SREBRENICA, LUOGO DEL RANCORE E DELL’IPOCRISIA EUROPEA

Dopo vent’anni Srebrenica non è ancora un luogo di conciliazione. È un luogo di rancore mai sopito, di mancanze e indifferenze dell’Europa: nei confronti di una ex Jugoslavia che sarebbe rimasta abbandonata a se stessa se non fossero intervenuti gli Stati Uniti e la Nato. È un luogo di morte e impotenza, quella dei caschi blu olandesi che furono testimoni impotenti del massacro. L’Europa affondò vent’anni fa lungo le gole balcaniche scavate dal corso della Drina.
Nessuno dei Paesi e delle istituzioni rappresentate da coloro che oggi sono a Srebrenica a commemorare il massacro di 8mila bosniaci allora alzò un dito per evitarlo, neppure noi giornalisti che raccogliemmo le testimonianze dei disperati in fuga. E nessun racconto, per quanto macabro e lancinante, smosse le cancellerie europee.
Srebrenica ora è una città dalla tristezza opprimente, schiacciata tra la montagna e il fiume, un punto sulla carta di uno degli stati più piccoli d’Europa, la Repubblica Srpska, l’altra entità che insieme alla federazione croato-musulmana costituisce la Bosnia. Per far capire a chi appartiene questa terra, i serbi, vicino al memoriale di Potocarì, hanno cominciato a costruire una chiesa ortodossa. Qui non c’è nessuna conciliazione: la presenza dei serbi alle commemorazioni avviene soltanto perché i russi hanno messo il veto a una risoluzione dell’Onu che conteneva la parola genocidio. Il gioco della realpolitik continua sul sangue versato.
Le notizie del massacro di Srebrenica, così come quelle delle stragi precedenti, fecero apparire le guerre nell’ex Jugoslavia una sorta di proseguimento degli orrori della seconda guerra mondiale. «Stiamo ancora regolando i conti di allora», disse Milovan Gilas, storico dissidente, in un’intervista a Belgrado. Gilas morì quattro mesi prima di Srebrenica. Nei Balcani si liberarono istinti selvaggi su larga scala e l’Europa fu colta di sorpresa, così come era stata spiazzata dalla disgregazione dell’ex Jugoslavia, giudicata, dopo il crollo del Muro di Berlino, un evento quasi ineluttabile.
In realtà la Jugoslavia, primo Paese dell’Est ad affrontare l’era del post-comunismo, era stata abbandonata nel momento più delicato della transizione. L’Europa paga ancora il conto salato di questa indifferenza perché nel cuore di un’Unione sempre più incerta, i Balcani rimangono terre mobili, dal futuro oscuro. E la Russia, dopo l’Ucraina, qui è tornata per demarcare la nuova frontiera tra Est e Ovest.

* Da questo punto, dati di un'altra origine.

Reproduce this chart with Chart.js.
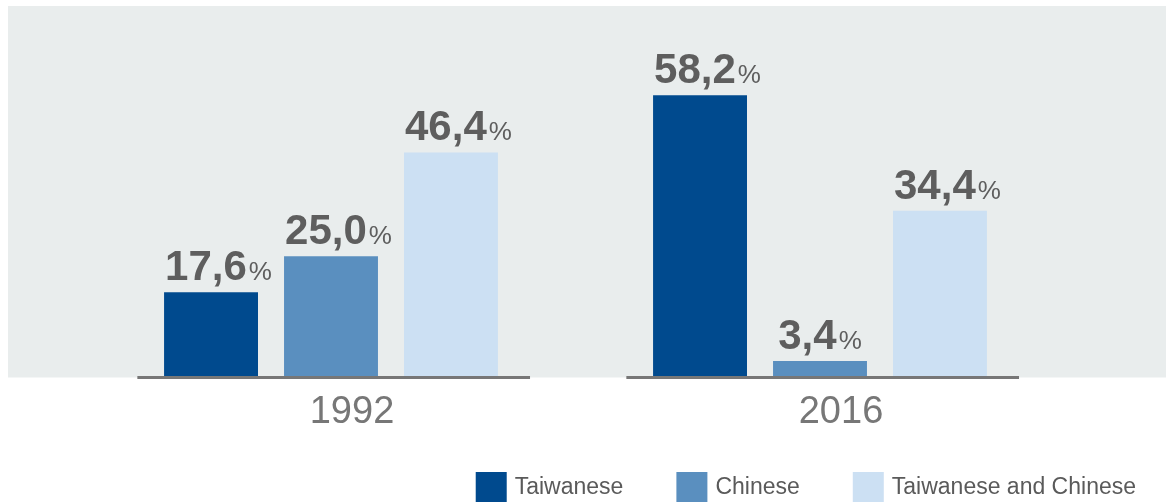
<!DOCTYPE html>
<html>
<head>
<meta charset="utf-8">
<script src="https://cdn.jsdelivr.net/npm/chart.js@4.4.1/dist/chart.umd.min.js"></script>
<style>
  html, body { margin: 0; padding: 0; background: #ffffff; }
  #wrap { width: 1166px; height: 502px; position: relative; }
</style>
</head>
<body>
<div id="wrap"><canvas id="c" width="1166" height="502"></canvas></div>
<script>
const categories = ['1992', '2016'];
const seriesNames = ['Taiwanese', 'Chinese', 'Taiwanese and Chinese'];
const taiwanese = [17.6, 58.2];
const chinese = [25.0, 3.4];
const taiwaneseAndChinese = [46.4, 34.4];
const seriesColors = ['#004a8e', '#5a8fbf', '#cce0f3'];

const FONT = '"Liberation Sans", Arial, Helvetica, sans-serif';

function fmt(v) { return v.toFixed(1).replace('.', ','); }

const decorPlugin = {
  id: 'decor',
  beforeDraw(chart) {
    const { ctx, chartArea, width } = chart;
    ctx.save();
    ctx.fillStyle = '#e9eded';
    ctx.fillRect(8, chartArea.top, width - 8, chartArea.bottom - chartArea.top);
    ctx.restore();
  },
  afterDatasetsDraw(chart) {
    const { ctx, chartArea } = chart;
    const xs = chart.scales.x;
    const catW = xs.getPixelForValue(1) - xs.getPixelForValue(0);
    ctx.save();
    ctx.strokeStyle = '#777777';
    ctx.lineWidth = 3;
    categories.forEach((c, i) => {
      const cx = xs.getPixelForValue(i);
      ctx.beginPath();
      ctx.moveTo(cx - 0.396 * catW, chartArea.bottom);
      ctx.lineTo(cx + 0.407 * catW, chartArea.bottom);
      ctx.stroke();
    });
    chart.data.datasets.forEach((ds, di) => {
      const meta = chart.getDatasetMeta(di);
      meta.data.forEach((bar, i) => {
        const num = fmt(ds.data[i]);
        ctx.font = 'bold 42px ' + FONT;
        const wNum = ctx.measureText(num).width;
        ctx.font = '26px ' + FONT;
        const wPct = ctx.measureText('%').width;
        const gap = 2;
        const total = wNum + gap + wPct;
        const left = bar.x - bar.width / 2;
        const start = Math.max(left + 1, bar.x - total / 2);
        const baseY = bar.y - 12;
        ctx.textBaseline = 'alphabetic';
        ctx.textAlign = 'left';
        ctx.fillStyle = '#5e5e5e';
        ctx.font = 'bold 42px ' + FONT;
        ctx.fillText(num, start, baseY);
        ctx.font = '26px ' + FONT;
        ctx.fillText('%', start + wNum + gap, baseY);
      });
    });
    ctx.restore();
  },
  afterDraw(chart) {
    const { ctx } = chart;
    ctx.save();
    ctx.font = '23px ' + FONT;
    const boxW = 31, boxH = 30, textGap = 8, itemGap = 53;
    const rightEdge = 1136;
    const widths = seriesNames.map(n => ctx.measureText(n).width);
    let total = 0;
    widths.forEach((w, i) => { total += boxW + textGap + w; if (i > 0) total += itemGap; });
    let x = rightEdge - total;
    const boxTop = 472;
    seriesNames.forEach((n, i) => {
      ctx.fillStyle = seriesColors[i];
      ctx.fillRect(x, boxTop, boxW, boxH);
      ctx.fillStyle = '#5a5a5a';
      ctx.textBaseline = 'middle';
      ctx.textAlign = 'left';
      ctx.fillText(n, x + boxW + textGap, boxTop + boxH / 2 + 1);
      x += boxW + textGap + widths[i] + itemGap;
    });
    ctx.restore();
  }
};

new Chart(document.getElementById('c'), {
  type: 'bar',
  data: {
    labels: categories,
    datasets: [
      { label: seriesNames[0], data: taiwanese, backgroundColor: seriesColors[0] },
      { label: seriesNames[1], data: chinese, backgroundColor: seriesColors[1] },
      { label: seriesNames[2], data: taiwaneseAndChinese, backgroundColor: seriesColors[2] }
    ]
  },
  options: {
    responsive: false,
    animation: false,
    devicePixelRatio: 1,
    layout: { padding: { left: 86.5, right: 101.5, top: 6, bottom: 0 } },
    datasets: { bar: { barPercentage: 0.783, categoryPercentage: 0.736, borderWidth: 0 } },
    plugins: { legend: { display: false }, tooltip: { enabled: false } },
    scales: {
      x: {
        grid: { display: false, drawTicks: false },
        border: { display: false },
        ticks: { color: '#777777', font: { family: FONT, size: 38 }, padding: 12, labelOffset: 21 },
        afterFit(scale) { scale.height = 124.5; }
      },
      y: {
        display: false,
        min: 0,
        max: 76.6
      }
    }
  },
  plugins: [decorPlugin]
});
</script>
</body>
</html>
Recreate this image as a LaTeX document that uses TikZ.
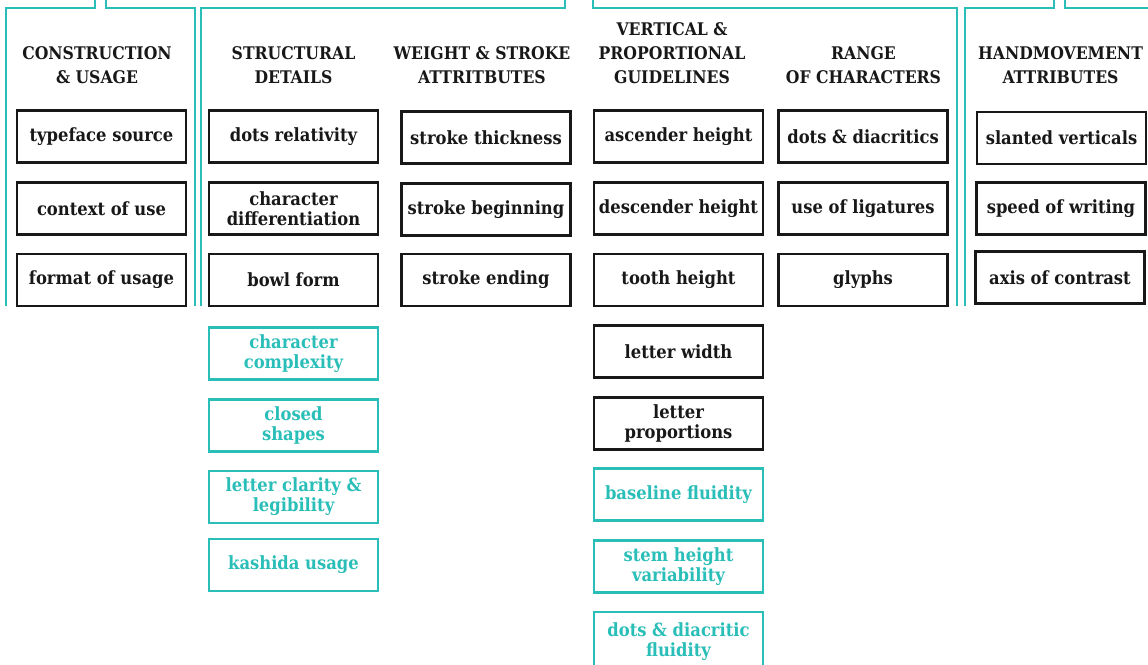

Gli Stati Uniti e la Nato intervennero in Bosnia quando i Governi europei, disorientati e incapaci di agire, si trovarono in un vicolo cieco mentre le Nazioni Unite si coprivano di disonore, con i caschi blu che lasciarono trasformare le enclavi di Zepa e Srebrenica in cimiteri e fosse comuni. A Srebrenica fu lasciato di presidio un battaglione olandese, privo di ogni sostegno, che regalò pure 30mila litri di benzina al generale Ratko Mladic per deportare i prigionieri.
Nell’estate di vent’anni fa non fu l’Europa ma il presidente americano a prendere in mano la situazione, organizzando i raid della Nato e appoggiando la fulminea offensiva di terra dell’esercito croato contro i serbi. Fu Clinton, abbandonata ogni ambiguità, a spronare all’azione dopo la strage del 28 agosto al mercato di Sarajevo, per mille giorni sotto l’assedio dell’artiglieria serba.
Questi sono i fatti. Le conseguenze per questa Europa invertebrata sono state pesanti, ancora più ineluttabili della frantumazione della ex Jugoslavia. Le colse con analitica freddezza un commento di William Pfaff sull’Herald Tribune: «L’azione militare umiliava profondamente l’Europa dimostratasi incapace di approfittare dell’occasione di essere padrona in casa propria».
Con un’altra amara considerazione: Srebrenica doveva essere sacrificata per preparare la pace di Dayton, garanti due protagonisti dello sfacelo jugoslavo, Milosevic e Tudjman. Ora emerge che il massacro faceva parte della strategia delle grandi potenze – Usa, Gran Bretagna, Francia – per mettere fine al conflitto: la pulizia etnica di Mladic era il prezzo dell’accordo. Vent’anni dopo la vergogna di Srebrenica non è finita. Sarà interessante vedere se qualcuno oggi pronuncerà qualche parola di scusa. Ma sui sensi di colpa delle grandi potenze c’è assai da dubitare: un giorno qualcuno verserà lacrime di coccodrillo anche per l’Iraq, la Libia e la Siria.